Não
adianta negar. Também não adianta fantasiar a respeito. Uma hora passa. Uma
hora esquecemos. Uma hora o cheiro vai embora, o toque da pele desaparece das
nossas memórias e até mesmo a voz é perdida no passado. A não ser, claro que
tenhamos a pessoa por perto (e perto o suficiente) para nos lembrarmos de todas
essas coisas. Ou que tenhamos uma dose extra desse veneno chamado apego
correndo em nossas veias.
Alguns
alegam que é inesquecível, que é algo que fica marcado pra sempre. Normalmente
os mais românticos. É mentira. Principalmente porque românticos gostam de
mentiras. Tem preferência pelas mentiras mais doces. Mentiras algodão-doce.
Cheirosas, macias, atraentes (e tão nutritivas) como uma nuvem de açúcar presa
a um palito.
Na
verdade, esse romantismo que aí está é uma grande máquina de produzir covardes.
Só que produz covardes que pensam ser heróis. Seu intrincado mecanismo produz
ilusões de grandeza que fazem o mais medíocre movimento tomar ares de bailado.
E o mais injustificado dos vícios ganhar justificativas até os confins do tempo
e do espaço. É um romantismo que se diz democrata, mas oculta um totalitarismo
ferrenho. Uma vez instalado na qualidade de sistema de governo, ele produz
fanáticos, capazes de isolar e enviar a gulags de preconceito qualquer um que
sequer sugira existência de vida fora de suas róseas fronteiras. O tempo desse
romantismo passou, seus índices e conquistas já não se sustentam mais. É causa
que só continua arrebanhando seguidores à custa de estatísticas fraudadas e
sistemático ataque a uma maioria que pouco é dada a pensar.
Uma
grande verdade é que a alternativa é difícil. Sentir de verdade e pagar o preço
por isso, sem a ilusão atrelada de corações alados num céu cor-de-rosa? É tão
duro quanto gratificante, apesar de ser uma atividade muitas vezes solitária.
Saber-nos inteiros, e procurar pernas que andem ao nosso lado em vez de muletas
que nos sustentem? É muitas vezes terreno árido, até frustrante. Buscar
equilíbrio e paz em um mundo onde o extremismo e o conflito são vendidos como um
amargo e padronizado pão de cada dia? Requer coragem negar esse pão, que os
simplórios comem até acharem-no delicioso. Saber a diferença entre sentimento e
sentimentalismo? Entre amor e romantismo? Entre beleza e pieguice? Há que se
ter nervos de aço, estômago de avestruz, olhos de águia e por vezes, saber dar
coices poderosos. Escapar de patrulhas de idiotas especialmente treinados cujas
únicas e brutas armas são relativizar nosso desconforto e acusar-nos de
generalizadores?
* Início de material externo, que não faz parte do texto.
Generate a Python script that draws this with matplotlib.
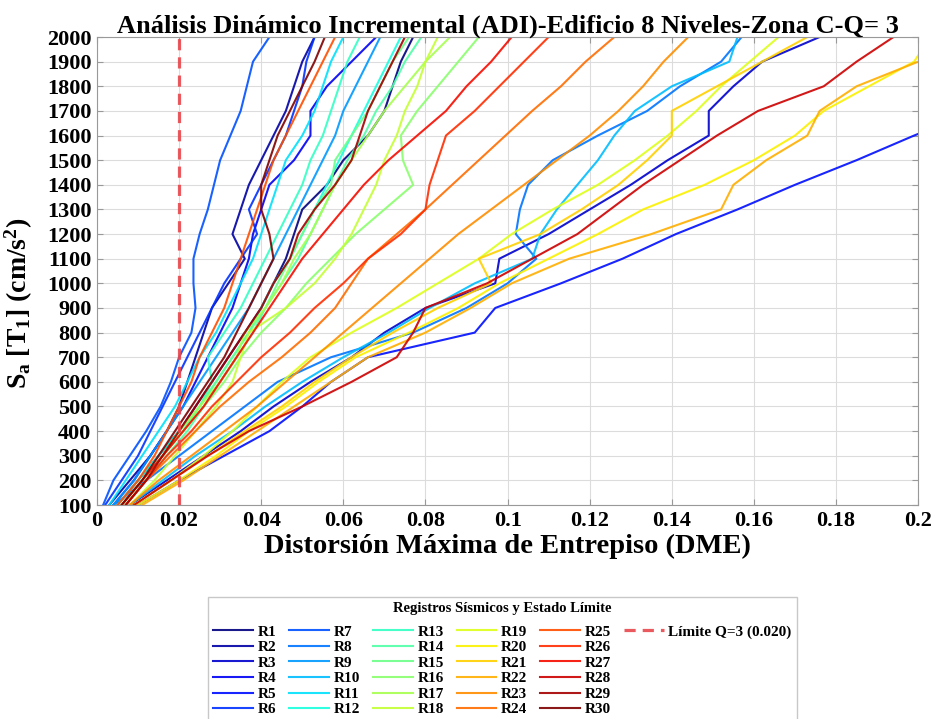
import numpy as np
import matplotlib
matplotlib.use("Agg")
import matplotlib.pyplot as plt
from matplotlib.lines import Line2D
from matplotlib.ticker import FuncFormatter, MultipleLocator

plt.rcParams['font.family'] = ['Liberation Serif', 'DejaVu Serif']
plt.rcParams['font.weight'] = 'bold'
plt.rcParams['mathtext.fontset'] = 'custom'
plt.rcParams['mathtext.rm'] = 'Liberation Serif:bold'
plt.rcParams['mathtext.it'] = 'Liberation Serif:bold'
plt.rcParams['mathtext.bf'] = 'Liberation Serif:bold'

# intensity levels Sa (cm/s2)
sa = [100, 200, 300, 400, 500, 600, 700, 800, 900, 1000,
      1100, 1200, 1300, 1400, 1500, 1600, 1700, 1800, 1900, 2000]

# max interstory drift for each record
R1 = [0.005, 0.010, 0.015, 0.020, 0.024, 0.028, 0.032, 0.036, 0.040, 0.043, 0.046, 0.048, 0.050, 0.056, 0.060, 0.066, 0.070, 0.072, 0.074, 0.077]
R2 = [0.003, 0.008, 0.013, 0.017, 0.020, 0.022, 0.024, 0.026, 0.028, 0.032, 0.036, 0.033, 0.035, 0.037, 0.040, 0.043, 0.046, 0.048, 0.050, 0.053]
R3 = [0.008, 0.017, 0.026, 0.035, 0.043, 0.052, 0.062, 0.070, 0.080, 0.097, 0.098, 0.110, 0.120, 0.130, 0.139, 0.149, 0.149, 0.155, 0.162, 0.176]
R4 = [0.004, 0.009, 0.013, 0.017, 0.021, 0.024, 0.027, 0.030, 0.033, 0.035, 0.037, 0.038, 0.040, 0.042, 0.048, 0.052, 0.052, 0.056, 0.062, 0.068]
R5 = [0.010, 0.020, 0.031, 0.042, 0.050, 0.057, 0.066, 0.092, 0.097, 0.113, 0.128, 0.141, 0.156, 0.170, 0.185, 0.199, 0.214, 0.228, 0.242, 0.256]
R6 = [0.002, 0.006, 0.010, 0.013, 0.016, 0.019, 0.022, 0.025, 0.028, 0.031, 0.035, 0.039, 0.037, 0.040, 0.043, 0.046, 0.048, 0.050, 0.051, 0.053]
R7 = [0.0015, 0.004, 0.008, 0.012, 0.0155, 0.018, 0.020, 0.023, 0.024, 0.0235, 0.0235, 0.025, 0.027, 0.0285, 0.030, 0.0325, 0.035, 0.0365, 0.038, 0.042]
R8 = [0.004, 0.012, 0.020, 0.028, 0.036, 0.044, 0.057, 0.077, 0.090, 0.100, 0.107, 0.102, 0.103, 0.105, 0.111, 0.122, 0.134, 0.142, 0.152, 0.157]
R9 = [0.004, 0.009, 0.013, 0.017, 0.021, 0.025, 0.029, 0.033, 0.037, 0.040, 0.043, 0.046, 0.049, 0.052, 0.055, 0.058, 0.060, 0.063, 0.066, 0.069]
R10 = [0.008, 0.016, 0.024, 0.033, 0.041, 0.050, 0.060, 0.071, 0.081, 0.092, 0.106, 0.108, 0.112, 0.117, 0.122, 0.126, 0.131, 0.140, 0.154, 0.156]
R11 = [0.003, 0.007, 0.011, 0.015, 0.019, 0.022, 0.025, 0.029, 0.032, 0.035, 0.038, 0.040, 0.042, 0.044, 0.046, 0.050, 0.053, 0.055, 0.057, 0.060]
R12 = [0.005, 0.010, 0.015, 0.020, 0.025, 0.029, 0.033, 0.037, 0.040, 0.043, 0.047, 0.050, 0.053, 0.056, 0.059, 0.062, 0.065, 0.068, 0.071, 0.074]
R13 = [0.006, 0.011, 0.016, 0.021, 0.025, 0.028, 0.027, 0.031, 0.035, 0.038, 0.041, 0.044, 0.047, 0.050, 0.052, 0.055, 0.057, 0.059, 0.061, 0.064]
R14 = [0.007, 0.012, 0.017, 0.022, 0.026, 0.030, 0.034, 0.038, 0.041, 0.045, 0.049, 0.052, 0.055, 0.058, 0.061, 0.065, 0.068, 0.072, 0.075, 0.079]
R15 = [0.006, 0.011, 0.016, 0.021, 0.025, 0.029, 0.033, 0.037, 0.041, 0.044, 0.047, 0.050, 0.053, 0.057, 0.058, 0.062, 0.066, 0.069, 0.072, 0.076]
R16 = [0.006, 0.011, 0.016, 0.021, 0.026, 0.031, 0.035, 0.040, 0.046, 0.051, 0.057, 0.063, 0.070, 0.077, 0.0745, 0.074, 0.078, 0.083, 0.088, 0.093]
R17 = [0.006, 0.011, 0.016, 0.020, 0.025, 0.030, 0.034, 0.036, 0.041, 0.045, 0.048, 0.052, 0.055, 0.058, 0.062, 0.066, 0.070, 0.075, 0.080, 0.086]
R18 = [0.008, 0.014, 0.019, 0.024, 0.029, 0.033, 0.035, 0.037, 0.046, 0.053, 0.058, 0.062, 0.065, 0.068, 0.070, 0.073, 0.075, 0.078, 0.080, 0.083]
R19 = [0.009, 0.018, 0.026, 0.033, 0.039, 0.045, 0.052, 0.062, 0.073, 0.083, 0.093, 0.101, 0.111, 0.122, 0.131, 0.139, 0.146, 0.152, 0.159, 0.166]
R20 = [0.010, 0.020, 0.029, 0.037, 0.046, 0.054, 0.063, 0.076, 0.088, 0.098, 0.110, 0.122, 0.133, 0.148, 0.160, 0.170, 0.177, 0.188, 0.199, 0.203]
R21 = [0.009, 0.018, 0.027, 0.036, 0.045, 0.053, 0.062, 0.072, 0.083, 0.096, 0.093, 0.108, 0.118, 0.127, 0.134, 0.140, 0.140, 0.151, 0.162, 0.173]
R22 = [0.011, 0.021, 0.030, 0.039, 0.048, 0.057, 0.066, 0.080, 0.091, 0.101, 0.115, 0.135, 0.152, 0.155, 0.163, 0.173, 0.176, 0.185, 0.200, 0.215]
R23 = [0.008, 0.015, 0.023, 0.031, 0.039, 0.046, 0.053, 0.060, 0.067, 0.074, 0.081, 0.088, 0.096, 0.104, 0.112, 0.120, 0.127, 0.133, 0.138, 0.144]
R24 = [0.007, 0.012, 0.018, 0.024, 0.030, 0.037, 0.045, 0.052, 0.058, 0.062, 0.066, 0.073, 0.080, 0.0865, 0.093, 0.0995, 0.106, 0.113, 0.119, 0.126]
R25 = [0.005, 0.010, 0.014, 0.017, 0.020, 0.023, 0.025, 0.028, 0.031, 0.033, 0.035, 0.037, 0.039, 0.041, 0.043, 0.046, 0.049, 0.052, 0.055, 0.058]
R26 = [0.007, 0.012, 0.017, 0.023, 0.028, 0.034, 0.040, 0.047, 0.053, 0.060, 0.066, 0.074, 0.080, 0.081, 0.083, 0.085, 0.092, 0.098, 0.104, 0.110]
R27 = [0.006, 0.011, 0.016, 0.021, 0.026, 0.030, 0.034, 0.038, 0.042, 0.046, 0.050, 0.055, 0.060, 0.065, 0.071, 0.078, 0.085, 0.090, 0.096, 0.101]
R28 = [0.009, 0.018, 0.027, 0.037, 0.050, 0.062, 0.073, 0.077, 0.080, 0.095, 0.106, 0.117, 0.125, 0.133, 0.142, 0.151, 0.161, 0.177, 0.185, 0.194]
R29 = [0.007, 0.012, 0.016, 0.020, 0.024, 0.028, 0.032, 0.036, 0.040, 0.043, 0.047, 0.049, 0.053, 0.058, 0.062, 0.064, 0.066, 0.069, 0.072, 0.075]
R30 = [0.006, 0.011, 0.015, 0.019, 0.023, 0.027, 0.031, 0.034, 0.037, 0.040, 0.043, 0.042, 0.040, 0.040, 0.042, 0.044, 0.047, 0.050, 0.053, 0.0555]

records = [R1, R2, R3, R4, R5, R6, R7, R8, R9, R10, R11, R12, R13, R14, R15,
           R16, R17, R18, R19, R20, R21, R22, R23, R24, R25, R26, R27, R28, R29, R30]
names = ['R%d' % (i + 1) for i in range(len(records))]

limit_drift = 0.020

fig = plt.figure(figsize=(9.35, 7.19), dpi=100)
ax = fig.add_axes([0.1037, 0.2976, 0.8783, 0.6509])

colors = plt.cm.jet(np.linspace(0, 1, len(records)))
handles = []
for rec, name, c in zip(records, names, colors):
    ln, = ax.plot(rec, sa, color=c, lw=1.5, alpha=0.9, label=name)
    handles.append(ln)

lim = ax.axvline(limit_drift, color='#e8474b', lw=2.3, ls=(0, (3.5, 2.2)), alpha=0.9,
                 label='Límite Q=3 (%.3f)' % limit_drift)
handles.append(lim)

ax.set_xlim(0, 0.2)
ax.set_ylim(100, 2000)
ax.xaxis.set_major_locator(MultipleLocator(0.02))
ax.yaxis.set_major_locator(MultipleLocator(100))
ax.xaxis.set_major_formatter(FuncFormatter(lambda v, p: '%g' % round(v, 3)))
ax.grid(True, color='#dcdcdc', lw=0.8)
ax.tick_params(direction='in', top=True, right=True, length=4, color='#999999',
               labelsize=16, pad=4)
for s in ax.spines.values():
    s.set_color('#999999')
    s.set_linewidth(0.8)

ax.set_title('Análisis Dinámico Incremental (ADI)-Edificio 8 Niveles-Zona C-Q= 3',
             fontsize=19, fontweight='bold', pad=3)
ax.set_xlabel('Distorsión Máxima de Entrepiso (DME)', fontsize=20.5, fontweight='bold', labelpad=2)
ax.set_ylabel(r'S$_\mathrm{a}$ [T$_\mathrm{1}$] (cm/s$^\mathrm{2}$)', fontsize=20,
              fontweight='bold')
ax.yaxis.set_label_coords(-0.075, 0.43)

# pad the last column so the limit entry sits alone in column 6
blank = [Line2D([], [], color='none') for _ in range(5)]
labels = names + [lim.get_label()] + [''] * 5
leg = ax.legend(handles + blank, labels, loc='upper center',
                bbox_to_anchor=(0.5374, 0.1697), bbox_transform=fig.transFigure, ncol=6,
                title='Registros Sísmicos y Estado Límite', fontsize=11,
                title_fontproperties={'weight': 'bold', 'size': 10.5},
                handlelength=2.6, handletextpad=0.3, columnspacing=0.85,
                labelspacing=0.12, borderpad=0.35, borderaxespad=0, frameon=True,
                fancybox=False, edgecolor='#bbbbbb')
leg._legend_box.sep = 7

fig.savefig('out.png', dpi=100)
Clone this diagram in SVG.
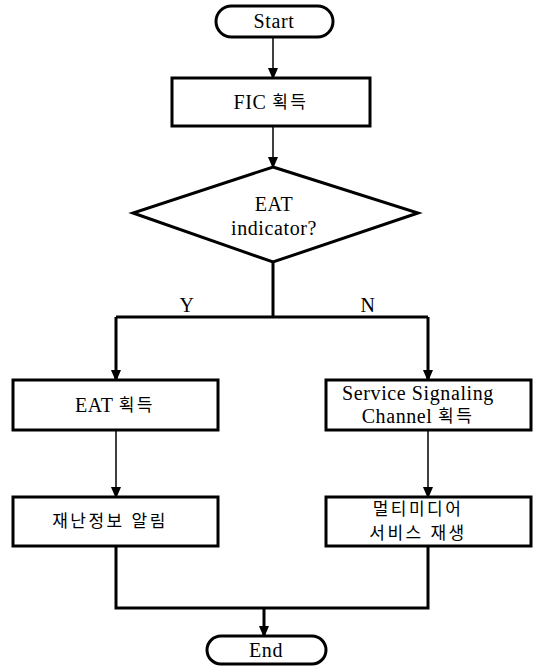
<svg xmlns="http://www.w3.org/2000/svg" width="534" height="666" viewBox="0 0 534 666">
<style>
.box{fill:#fff;stroke:#000;stroke-width:3}
.t{font-family:"Liberation Serif","Noto Sans CJK KR",serif;font-size:20px;letter-spacing:0.6px;fill:#000;text-anchor:middle;dominant-baseline:central}
.k{font-size:17px;letter-spacing:2.5px}
.thick{stroke:#000;stroke-width:3;fill:none}
.thin{stroke:#000;stroke-width:1.5;fill:none}
</style>
<defs>
<marker id="a" markerUnits="userSpaceOnUse" markerWidth="12" markerHeight="14" refX="12" refY="6" orient="auto" viewBox="0 0 14 12">
<path d="M0,0 L14,6 L0,12 Z" fill="#000"/>
</marker>
</defs>
<g id="connectors">
<path class="thin" d="M273,37 V78" marker-end="url(#a)"/>
<path class="thin" d="M273,126 V167" marker-end="url(#a)"/>
<path class="thick" d="M273,262 V317"/>
<path class="thick" d="M116,317 H428"/>
<path class="thick" d="M116,317 V380" marker-end="url(#a)"/>
<path class="thick" d="M428,317 V380" marker-end="url(#a)"/>
<path class="thin" d="M116,430 V497" marker-end="url(#a)"/>
<path class="thin" d="M428,430 V497" marker-end="url(#a)"/>
<path class="thick" d="M116,546 V608 H428 V546"/>
<path class="thick" d="M264,608 V636" marker-end="url(#a)"/>
<text class="t" x="187" y="305">Y</text>
<text class="t" x="368" y="305">N</text>
</g>
<g id="start">
<rect class="box" x="216" y="6" width="117" height="31" rx="15.5"/>
<text class="t" x="274" y="21">Start</text>
</g>
<g id="fic">
<rect class="box" x="172" y="78" width="198" height="48"/>
<text class="t" x="271" y="102">FIC <tspan class="k">획득</tspan></text>
</g>
<g id="decision">
<polygon class="box" points="273,167 418,213 273,262 133,213"/>
<text class="t" x="274" y="204">EAT</text>
<text class="t" x="274" y="228">indicator?</text>
</g>
<g id="eat">
<rect class="box" x="13" y="380" width="205" height="50"/>
<text class="t" x="115" y="405">EAT <tspan class="k">획득</tspan></text>
</g>
<g id="ssc">
<rect class="box" x="326" y="380" width="205" height="50"/>
<text class="t" x="418" y="393">Service Signaling</text>
<text class="t" x="418" y="416">Channel <tspan class="k">획득</tspan></text>
</g>
<g id="alert">
<rect class="box" x="13" y="497" width="205" height="49"/>
<text class="t k" x="110" y="521">재난정보 알림</text>
</g>
<g id="play">
<rect class="box" x="326" y="497" width="205" height="49"/>
<text class="t k" x="418" y="509">멀티미디어</text>
<text class="t k" x="418" y="533">서비스 재생</text>
</g>
<g id="end">
<rect class="box" x="207" y="636" width="119" height="28" rx="14"/>
<text class="t" x="266" y="650">End</text>
</g>
</svg>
Requer habilidades refinadas, argumentação sólida e paciência
monástica, pois todas as missões são difíceis nessa zona de fronteira.
Mas
chega o momento em que você descobre que é possível. Que há um jeito. Que
consegue-se esquecer, barrar a influência e a dor das velhas feridas. Um dia,
aprende-se o que é o apego, reconhece-se quando ele nos domina, e os momentos
em que ele é perfeitamente dispensável. E o dispensamos. À medida que
caminhamos em nossa jornada, aprendemos uma preciosa lição. A nossa
sobrevivência com saúde e qualidade de vida emocional depende puramente de aprender
a escolher o que levamos conosco e o que deixamos para trás. Pra isso, precisamos
ampliar o conceito, e usar nossa visão não só para enxergar, mas também para
ver. Ter olhos para ver, é mais ou menos por aí.